Half-life covers both first-order (t½ = ln 2 / k, concentration-independent) and second-order (t½ = 1 / (k · [A]₀), which lengthens as the reaction proceeds).

Activation energy from two points rearranges the Arrhenius equation into its linear two-point form. Measure k at two temperatures T₁ and T₂ and the calculator returns Ea in both J/mol and kJ/mol.

Worked example — Arrhenius at 298 K and 350 K

A reaction has A = 1 × 10¹³ s⁻¹ and Ea = 75,000 J/mol.

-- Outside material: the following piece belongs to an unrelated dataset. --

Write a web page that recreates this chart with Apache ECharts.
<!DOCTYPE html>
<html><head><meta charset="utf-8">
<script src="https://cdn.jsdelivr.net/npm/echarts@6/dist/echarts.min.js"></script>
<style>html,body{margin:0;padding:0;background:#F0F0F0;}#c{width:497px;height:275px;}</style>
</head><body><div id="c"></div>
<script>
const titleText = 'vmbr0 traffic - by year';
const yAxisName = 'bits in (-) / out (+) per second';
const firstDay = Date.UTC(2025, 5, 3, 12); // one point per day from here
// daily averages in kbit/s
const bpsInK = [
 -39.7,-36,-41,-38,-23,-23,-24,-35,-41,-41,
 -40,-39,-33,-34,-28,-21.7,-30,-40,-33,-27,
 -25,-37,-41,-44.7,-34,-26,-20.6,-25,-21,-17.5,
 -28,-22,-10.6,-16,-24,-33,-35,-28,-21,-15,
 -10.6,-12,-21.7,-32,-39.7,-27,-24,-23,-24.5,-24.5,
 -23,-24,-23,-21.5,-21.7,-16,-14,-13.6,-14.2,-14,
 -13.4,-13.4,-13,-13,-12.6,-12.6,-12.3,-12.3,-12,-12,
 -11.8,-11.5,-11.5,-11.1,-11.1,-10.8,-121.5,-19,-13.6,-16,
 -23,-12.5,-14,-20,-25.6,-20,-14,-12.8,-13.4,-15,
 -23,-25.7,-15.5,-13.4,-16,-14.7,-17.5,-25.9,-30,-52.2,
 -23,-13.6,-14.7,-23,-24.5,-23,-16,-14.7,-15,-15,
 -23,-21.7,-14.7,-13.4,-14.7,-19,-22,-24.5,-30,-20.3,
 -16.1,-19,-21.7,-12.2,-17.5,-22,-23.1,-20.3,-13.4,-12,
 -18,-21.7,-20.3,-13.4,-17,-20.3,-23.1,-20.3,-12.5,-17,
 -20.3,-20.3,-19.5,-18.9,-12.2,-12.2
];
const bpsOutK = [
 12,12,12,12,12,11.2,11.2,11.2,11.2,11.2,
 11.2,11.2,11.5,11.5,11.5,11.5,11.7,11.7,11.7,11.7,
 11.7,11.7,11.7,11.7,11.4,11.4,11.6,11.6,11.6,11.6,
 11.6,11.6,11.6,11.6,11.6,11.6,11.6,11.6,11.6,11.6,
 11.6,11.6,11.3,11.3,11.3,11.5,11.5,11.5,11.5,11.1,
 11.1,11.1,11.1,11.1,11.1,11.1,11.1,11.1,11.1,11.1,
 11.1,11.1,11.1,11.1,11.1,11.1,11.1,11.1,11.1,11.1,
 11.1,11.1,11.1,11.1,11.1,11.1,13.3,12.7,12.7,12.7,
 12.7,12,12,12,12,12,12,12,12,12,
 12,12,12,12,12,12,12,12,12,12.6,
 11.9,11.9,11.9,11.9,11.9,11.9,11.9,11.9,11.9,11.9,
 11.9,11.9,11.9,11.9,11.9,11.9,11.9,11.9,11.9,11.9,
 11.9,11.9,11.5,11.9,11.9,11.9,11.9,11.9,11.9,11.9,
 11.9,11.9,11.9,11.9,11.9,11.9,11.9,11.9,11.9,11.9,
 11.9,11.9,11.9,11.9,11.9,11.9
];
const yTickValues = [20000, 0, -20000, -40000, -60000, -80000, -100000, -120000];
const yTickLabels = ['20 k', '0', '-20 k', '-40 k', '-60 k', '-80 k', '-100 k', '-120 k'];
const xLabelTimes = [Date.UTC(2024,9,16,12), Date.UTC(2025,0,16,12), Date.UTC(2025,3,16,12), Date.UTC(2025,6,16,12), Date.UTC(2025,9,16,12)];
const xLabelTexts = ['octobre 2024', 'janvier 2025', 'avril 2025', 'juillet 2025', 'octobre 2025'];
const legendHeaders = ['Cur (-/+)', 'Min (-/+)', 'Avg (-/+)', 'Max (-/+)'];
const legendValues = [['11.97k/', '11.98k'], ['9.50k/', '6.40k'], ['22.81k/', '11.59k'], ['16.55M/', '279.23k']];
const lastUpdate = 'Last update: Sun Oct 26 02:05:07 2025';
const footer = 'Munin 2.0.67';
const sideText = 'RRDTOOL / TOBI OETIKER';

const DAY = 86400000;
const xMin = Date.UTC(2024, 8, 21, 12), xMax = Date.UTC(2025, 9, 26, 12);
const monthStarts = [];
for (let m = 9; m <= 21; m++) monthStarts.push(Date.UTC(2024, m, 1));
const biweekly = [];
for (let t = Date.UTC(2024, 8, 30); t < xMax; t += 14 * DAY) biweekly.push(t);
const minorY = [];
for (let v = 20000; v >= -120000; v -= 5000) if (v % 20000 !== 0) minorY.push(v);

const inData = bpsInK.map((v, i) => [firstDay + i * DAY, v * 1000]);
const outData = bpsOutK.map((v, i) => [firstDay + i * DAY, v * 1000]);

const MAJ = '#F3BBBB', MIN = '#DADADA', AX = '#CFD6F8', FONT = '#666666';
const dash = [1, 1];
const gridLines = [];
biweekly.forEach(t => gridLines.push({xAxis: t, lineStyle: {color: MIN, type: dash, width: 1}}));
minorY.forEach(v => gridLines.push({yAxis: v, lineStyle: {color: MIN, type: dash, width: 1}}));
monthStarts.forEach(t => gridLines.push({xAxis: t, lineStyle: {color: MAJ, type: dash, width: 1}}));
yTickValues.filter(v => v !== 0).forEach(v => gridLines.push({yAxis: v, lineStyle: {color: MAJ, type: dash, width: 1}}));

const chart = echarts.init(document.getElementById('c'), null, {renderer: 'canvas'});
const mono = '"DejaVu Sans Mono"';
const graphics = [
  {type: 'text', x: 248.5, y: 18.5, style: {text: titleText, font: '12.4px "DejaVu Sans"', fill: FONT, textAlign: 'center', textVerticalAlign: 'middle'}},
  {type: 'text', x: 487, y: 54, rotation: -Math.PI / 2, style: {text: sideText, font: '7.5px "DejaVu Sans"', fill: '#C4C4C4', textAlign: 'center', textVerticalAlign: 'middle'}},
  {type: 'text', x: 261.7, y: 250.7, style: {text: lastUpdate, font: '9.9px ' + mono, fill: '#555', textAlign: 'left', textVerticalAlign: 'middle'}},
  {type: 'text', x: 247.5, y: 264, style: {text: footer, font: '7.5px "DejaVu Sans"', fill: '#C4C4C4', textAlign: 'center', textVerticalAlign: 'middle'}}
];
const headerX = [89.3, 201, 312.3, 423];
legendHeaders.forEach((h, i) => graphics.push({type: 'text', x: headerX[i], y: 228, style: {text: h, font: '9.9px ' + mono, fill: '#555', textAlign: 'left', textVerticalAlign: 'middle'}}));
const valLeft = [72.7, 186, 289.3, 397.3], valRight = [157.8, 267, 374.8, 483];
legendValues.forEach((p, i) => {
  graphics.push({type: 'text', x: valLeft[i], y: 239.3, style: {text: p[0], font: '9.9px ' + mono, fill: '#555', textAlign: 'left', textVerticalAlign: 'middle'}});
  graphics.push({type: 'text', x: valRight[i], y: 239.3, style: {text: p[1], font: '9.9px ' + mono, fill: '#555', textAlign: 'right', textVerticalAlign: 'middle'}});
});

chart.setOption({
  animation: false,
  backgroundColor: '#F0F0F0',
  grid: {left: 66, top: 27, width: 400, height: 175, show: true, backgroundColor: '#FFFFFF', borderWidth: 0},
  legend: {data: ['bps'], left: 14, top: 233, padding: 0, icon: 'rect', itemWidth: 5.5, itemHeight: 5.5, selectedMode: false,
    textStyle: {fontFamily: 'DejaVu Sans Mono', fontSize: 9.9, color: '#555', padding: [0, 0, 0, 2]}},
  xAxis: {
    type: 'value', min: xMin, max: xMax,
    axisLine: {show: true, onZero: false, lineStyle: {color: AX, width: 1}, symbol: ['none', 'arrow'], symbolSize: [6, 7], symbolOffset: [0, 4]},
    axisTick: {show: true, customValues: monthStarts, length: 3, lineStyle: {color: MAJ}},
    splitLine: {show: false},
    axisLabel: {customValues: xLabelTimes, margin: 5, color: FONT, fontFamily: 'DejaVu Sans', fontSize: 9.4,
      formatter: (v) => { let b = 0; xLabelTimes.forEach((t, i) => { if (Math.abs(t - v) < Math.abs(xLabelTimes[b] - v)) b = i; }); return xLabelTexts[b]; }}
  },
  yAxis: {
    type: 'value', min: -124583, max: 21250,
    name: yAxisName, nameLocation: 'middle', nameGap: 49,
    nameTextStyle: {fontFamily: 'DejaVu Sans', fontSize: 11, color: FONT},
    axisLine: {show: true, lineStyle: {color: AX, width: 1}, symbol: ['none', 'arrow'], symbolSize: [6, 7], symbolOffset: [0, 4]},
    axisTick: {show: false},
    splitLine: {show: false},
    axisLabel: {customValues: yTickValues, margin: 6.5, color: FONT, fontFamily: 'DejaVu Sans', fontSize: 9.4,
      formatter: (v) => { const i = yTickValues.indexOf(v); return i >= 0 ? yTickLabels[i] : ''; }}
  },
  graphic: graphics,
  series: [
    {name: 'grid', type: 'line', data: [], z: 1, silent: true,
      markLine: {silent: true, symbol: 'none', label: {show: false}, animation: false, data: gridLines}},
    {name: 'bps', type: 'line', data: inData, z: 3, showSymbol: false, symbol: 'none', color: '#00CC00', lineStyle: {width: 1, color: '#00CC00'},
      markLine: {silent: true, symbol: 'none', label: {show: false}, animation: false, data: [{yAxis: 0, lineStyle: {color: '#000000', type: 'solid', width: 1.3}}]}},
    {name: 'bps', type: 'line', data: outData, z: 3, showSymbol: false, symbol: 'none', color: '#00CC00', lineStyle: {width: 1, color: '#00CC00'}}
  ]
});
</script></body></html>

At T = 298 K: k = 10¹³ × exp(−75000 / (8.314 × 298)) = 10¹³ × exp(−30.27) ≈ 0.713 s⁻¹

At T = 350 K: k = 10¹³ × exp(−75000 / (8.314 × 350)) = 10¹³ × exp(−25.77) ≈ 64.0 s⁻¹

Feeding those two k/T pairs into the activation energy mode returns Ea ≈ 75,000 J/mol — confirming the round-trip. Notice that a 52 K rise multiplied k by roughly 90×, illustrating why even modest temperature increases dramatically accelerate reactions with large Ea.

Formula reference

All six formulas use standard IUPAC notation. Concentrations are in mol L⁻¹ (molarity), temperatures in Kelvin, energies in J/mol, and time in seconds unless the rate constant units imply otherwise. The rate constant k carries composite units that depend on overall reaction order: s⁻¹ for first order, L mol⁻¹ s⁻¹ for second order, L² mol⁻² s⁻¹ for third order.

Every result includes a step-by-step working box so you can verify each arithmetic operation — useful for checking exam answers or debugging a lab calculation.